Suddenly the Woolwich Ferry comes into view, and the end of the walk is in sight. The last half mile runs along the elevated edge of Royal Victoria Gardens, which is fairly lovely, to Pier Road, which isn't. A liminal landscape of concrete and railings, topped off by a part burnt-out pier[photo], plus the Old North Woolwich station, recently the Great Eastern Railway Museum, stood empty and boarded up [photo]. Circuit complete... almost, but not quite.
When I set out on the Capital Ring last January, the Woolwich Foot Tunnel was closed. Not a problem, I thought, it's scheduled to reopen by March so I can walk through it on the way back. But no, alas, it's still closed. The hoardings are still up, if anything hoardingier than before, because it takes a lot longer to upgrade a 99-year-old foot tunnel than Greenwich council intended. "Additional unplanned repairs at Woolwich make it impossible for the lifts to be used by the public while the stairs are being renewed," they say. It's all a subterranean disconnected mess, to be honest, and will be for several more months to come. So, rather than completing the last link on the Capital Ring on foot, I had to take the ferry. [photo]

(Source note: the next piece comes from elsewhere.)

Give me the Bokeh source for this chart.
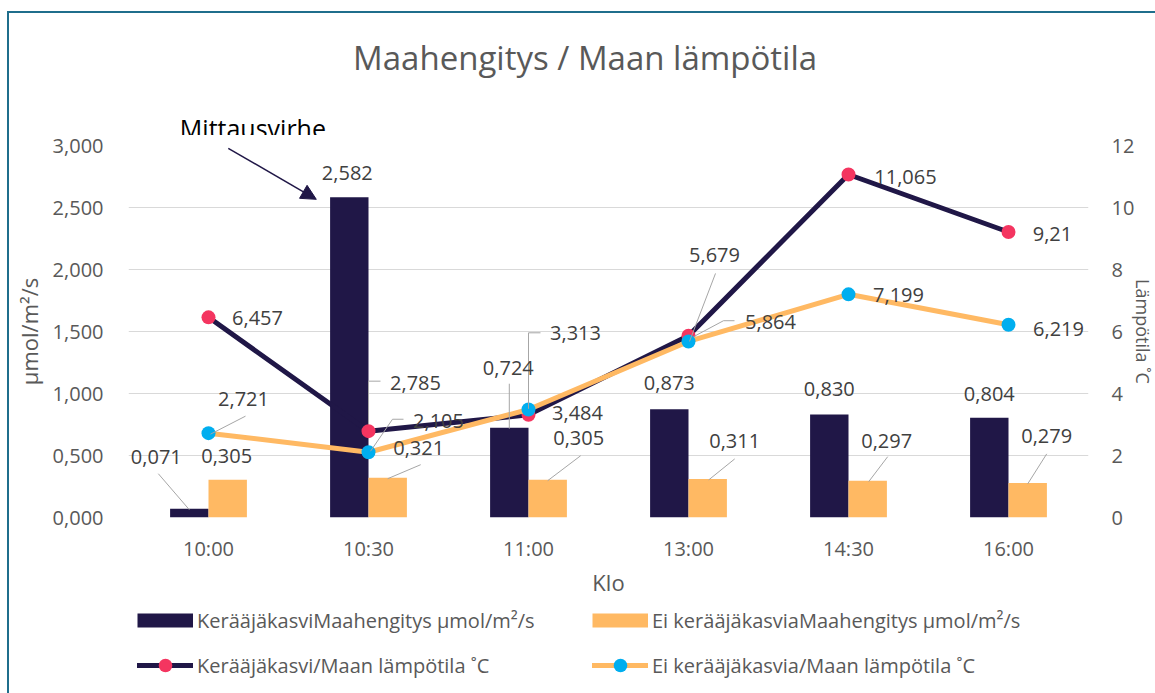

It can be a long wait for the Woolwich Ferry, and indeed it was, lined up in the shambling impoverished queue, waiting for the Ernest Bevin to return. Eventually the ramp lowered and we shuffled aboard, down to the warren of tunnels and waiting rooms beneath the vehicle deck. It's no cablecar, this transport of the masses, but it has utilitarian character, and long may she sail. And then I was back on the south bank of the Thames, with one last ever-so-brief stroll to go. If there's a less celebratory spot in London than the miserable service road round the rear of the leisure pool by boarded-up the foot tunnel entrance, I must have missed it [photo]. But 78 miles on, I was finally back where I'd started in the New Year, the capital ringed.